I thank the Minister. It is to be welcomed that there is no question of reneging on the commitment to take in 4,000 people. That may happen through other mechanisms, systems and channels, and we can accept that as fair enough. I thank the Minister for the comprehensive reply. I draw the attention of the Minister to the third paragraph of her reply, as it states "Deputies" should be aware and I suppose it should read "Senators". I hope the Minister and her colleagues around the Cabinet table will keep this issue on the agenda. It is my intention, as long as I am here, that I will keep this as one of approximately six issues that I will bring to the fore as it is important we do it. I thank the Minister for coming here and giving the response.
It is important the Senator continues to raise the issue. Having participated in one aspect of the initiatives through the Department of Justice and Equality - my Department was involved with the matter of unaccompanied minors - I saw at first hand the complexity of the issues involved to do what we want, particularly in terms of working closely with another country. Italy is a case in point as it will not allow us to bring law enforcement people into the country to provide checks there. It is part of the mechanism for relocation.
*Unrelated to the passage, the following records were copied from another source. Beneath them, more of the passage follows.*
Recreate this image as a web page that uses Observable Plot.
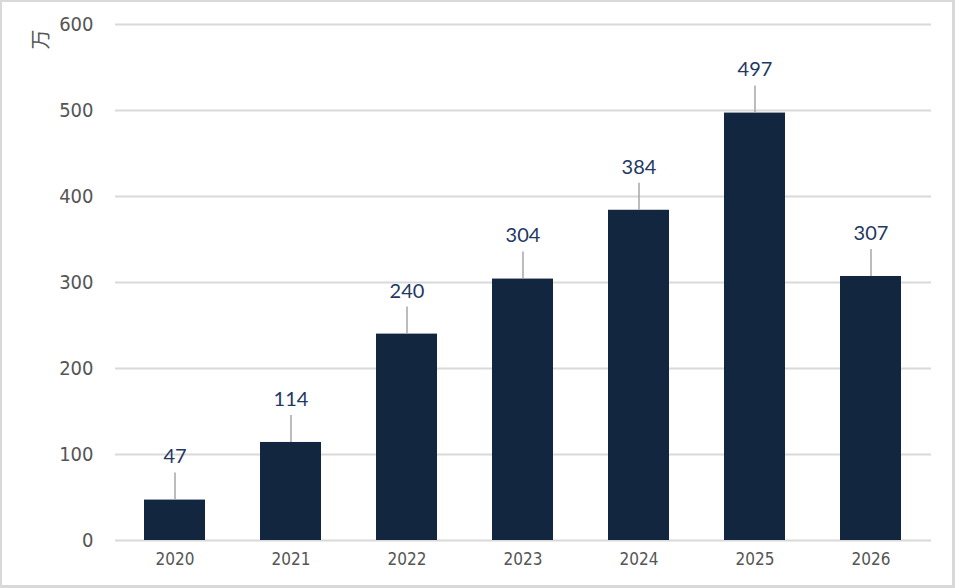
<!DOCTYPE html>
<html>
<head>
<meta charset="utf-8">
<script src="https://cdn.jsdelivr.net/npm/d3@7"></script>
<script src="https://cdn.jsdelivr.net/npm/@observablehq/plot@0.6"></script>
<style>
  html, body { margin: 0; padding: 0; background: #fff; }
  #wrap { position: relative; width: 955px; height: 588px; overflow: hidden; }
  #frame { position: absolute; left: 0; top: 0; width: 955px; height: 588px; box-sizing: border-box; border: 2px solid #d9d9d9; border-right-width: 3px; border-bottom-width: 3px; pointer-events: none; }
</style>
</head>
<body>
<div id="wrap"><div id="frame"></div></div>
<script>
const years = ["2020", "2021", "2022", "2023", "2024", "2025", "2026"];
const values = [47, 114, 240, 304, 384, 497, 307];
const yTicks = [0, 100, 200, 300, 400, 500, 600];
const unitLabel = ["万"];

const data = years.map((year, i) => ({ year, value: values[i] }));

const W = 955, H = 588;
const mTop = 24, mBottom = 48, mLeft = 115, mRight = 24;
const yMax = 600;
const pxPerUnit = (H - mTop - mBottom) / yMax;
const leadPx = 27;

const tickFont = "'DejaVu Sans Condensed', 'DejaVu Sans', sans-serif";
const labelFont = "Lato, 'Open Sans', sans-serif";

const chart = Plot.plot({
  width: W,
  height: H,
  marginTop: mTop,
  marginBottom: mBottom,
  marginLeft: mLeft,
  marginRight: mRight,
  style: { background: "transparent", fontFamily: tickFont },
  x: { domain: years, paddingInner: 0.47, paddingOuter: 0.235, label: null },
  y: { domain: [0, yMax], label: null },
  marks: [
    Plot.gridY(yTicks, { stroke: "#d9d9d9", strokeOpacity: 1, strokeWidth: 2 }),
    Plot.barY(data, { x: "year", y: "value", fill: "#12263f" }),
    Plot.ruleX(data, {
      x: "year",
      y1: "value",
      y2: d => d.value + leadPx / pxPerUnit,
      stroke: "#a6a6a6",
      strokeWidth: 1.5
    }),
    Plot.text(data, {
      x: "year",
      y: "value",
      text: d => String(d.value),
      dy: -43,
      fontSize: 20,
      fill: "#1f3864",
      fontFamily: labelFont
    }),
    Plot.axisY({
      ticks: yTicks,
      tickSize: 0,
      tickPadding: 22,
      fontSize: 20,
      fill: "#555555",
      label: null
    }),
    Plot.axisX({
      tickSize: 0,
      tickPadding: 12,
      fontSize: 17,
      fill: "#555555",
      label: null
    }),
    Plot.text(unitLabel, {
      text: d => d,
      frameAnchor: "top-left",
      dx: -82,
      dy: 25,
      rotate: -90,
      fontSize: 20,
      fill: "#555555",
      fontFamily: "'Noto Sans CJK SC', sans-serif"
    })
  ]
});

document.getElementById("wrap").insertBefore(chart, document.getElementById("frame"));
</script>
</body>
</html>
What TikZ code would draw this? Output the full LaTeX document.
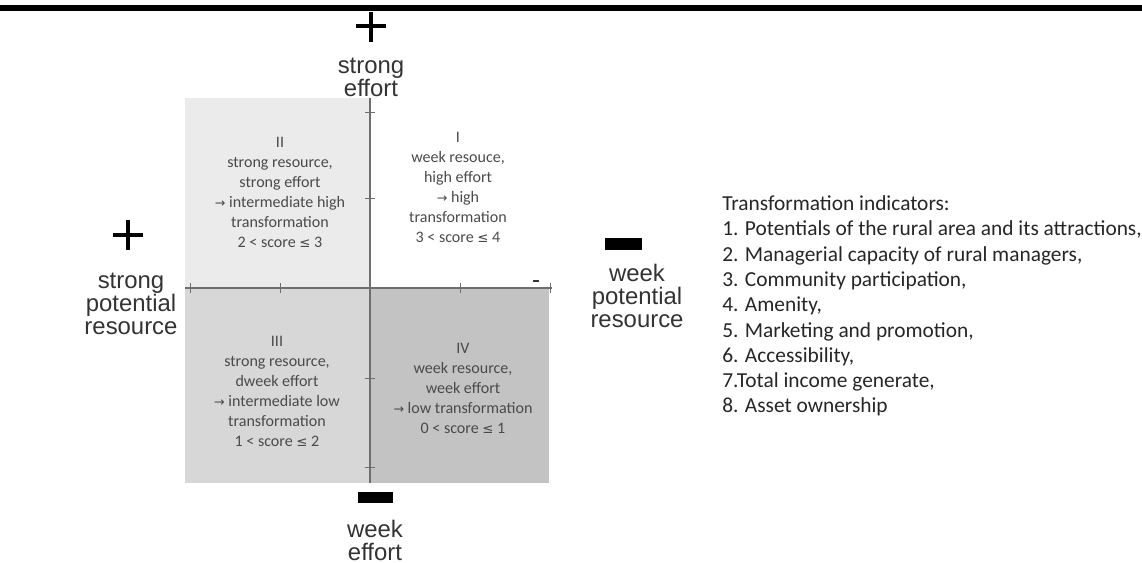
\documentclass[tikz,border=0pt]{standalone}
\usepackage{fontspec}
\setmainfont{Carlito}
\newfontfamily\arialfont{Liberation Sans}
\newfontfamily\simbfont{DejaVu Sans}
\usepackage{tikz}
\usetikzlibrary{positioning}

\definecolor{quadII}{HTML}{EBEBEB}
\definecolor{quadIII}{HTML}{D7D7D7}
\definecolor{quadIV}{HTML}{C3C3C3}
\definecolor{eixocor}{HTML}{6E6E6E}
\definecolor{textocor}{HTML}{4A4A4A}

\newcommand{\seta}{{\simbfont\fontsize{9}{9}\selectfont →}}
\newcommand{\menorig}{{\simbfont\fontsize{9.5}{9.5}\selectfont ≤}}

\tikzset{
  rotulo/.style={font=\arialfont\fontsize{17}{16.4}\selectfont, text=black!80, align=center, inner sep=0pt},
  quadtexto/.style={font=\fontsize{11.4}{14.2}\selectfont, text=textocor, align=center, inner sep=0pt},
  eixo/.style={draw=eixocor, line width=0.8pt},
  marca/.style={draw=eixocor, line width=0.6pt},
  sinal/.style={draw=black, line width=2.6pt},
}

\begin{document}
\begin{tikzpicture}[x=0.025cm, y=-0.025cm]
        \useasboundingbox (0,0) rectangle (1142,563);

        % barra do topo
        \fill[black] (0,5) rectangle (1142,11);

        % Quadrantes
        \fill[quadII] (185,98) rectangle (370,288);
        \fill[quadIII] (185,288) rectangle (370,483);
        \fill[quadIV] (370,288) rectangle (549,483);

        % Eixos
        \coordinate (eixoTopo) at (370,98);
        \coordinate (eixoBase) at (370,483);
        \coordinate (eixoEsq) at (185,288);
        \coordinate (eixoDir) at (552,288);
        \draw[eixo] (eixoTopo) -- (eixoBase);
        \draw[eixo] (eixoEsq) -- (eixoDir);

        \draw[marca] (190,283) -- (190,293);
        \draw[marca] (280,283) -- (280,293);
        \draw[marca] (460,283) -- (460,293);
        \draw[marca] (550,283) -- (550,293);
        \draw[marca] (365,112) -- (375,112);
        \draw[marca] (365,198) -- (375,198);
        \draw[marca] (365,378) -- (375,378);
        \draw[marca] (365,467) -- (375,467);
        \draw[black!80, line width=1pt] (533,281) -- (539,281);

        % Textos dos quadrantes
        \node[quadtexto] (q2) at (280,192) {II\\strong resource,\\strong effort\\\seta\ intermediate high\\transformation\\2 < score \menorig\ 3};
        \node[quadtexto] (q1) at (458,187) {I\\week resouce,\\high effort\\\seta\ high\\transformation\\3 < score \menorig\ 4};
        \node[quadtexto] (q3) at (277,391) {III\\strong resource,\\dweek effort\\\seta\ intermediate low\\transformation\\1 < score \menorig\ 2};
        \node[quadtexto] (q4) at (463,388) {IV\\week resource,\\week effort\\\seta\ low transformation\\0 < score \menorig\ 1};

        % Sinais
        \draw[sinal] (371,12) -- (371,42);
        \draw[sinal] (356,26) -- (386,26);
        \draw[sinal] (128,220) -- (128,250);
        \draw[sinal] (113,235) -- (143,235);
        \fill[black] (605,238) rectangle (642,250);
        \fill[black] (358,492) rectangle (393,503);

        % Rotulos
        \node[rotulo] (rotTopo) at (371,77) {strong\\effort};
        \node[rotulo] (rotEsq) at (131,304) {strong\\potential\\resource};
        \node[rotulo] (rotDir) at (637,296) {week\\potential\\resource};
        \node[rotulo] (rotBase) at (375,540) {week\\effort};

        % Indicadores
        \node[anchor=west, align=left, inner sep=0pt, text=black!85,
              font=\fontsize{15.2}{18}\selectfont] (indicadores) at (722,306)
          {Transformation indicators:\\
           1. Potentials of the rural area and its attractions,\\
           2. Managerial capacity of rural managers,\\
           3. Community participation,\\
           4. Amenity,\\
           5. Marketing and promotion,\\
           6. Accessibility,\\
           7.Total income generate,\\
           8. Asset ownership};
    \end{tikzpicture}
\end{document}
I am heartened to know, and I will work with them in this regard, that should we not be able to accept those numbers, it is the intent of the Department of Justice and Equality to find other mechanisms. With the Calais issue, for example, it was our intention to accept up to 200 unaccompanied minors, but it was very difficult to find the 20 that have come in. As they become available, effectively we have accepted them. It seems to be the case with the other programmes that as people are made available to us through mechanisms, we accept them.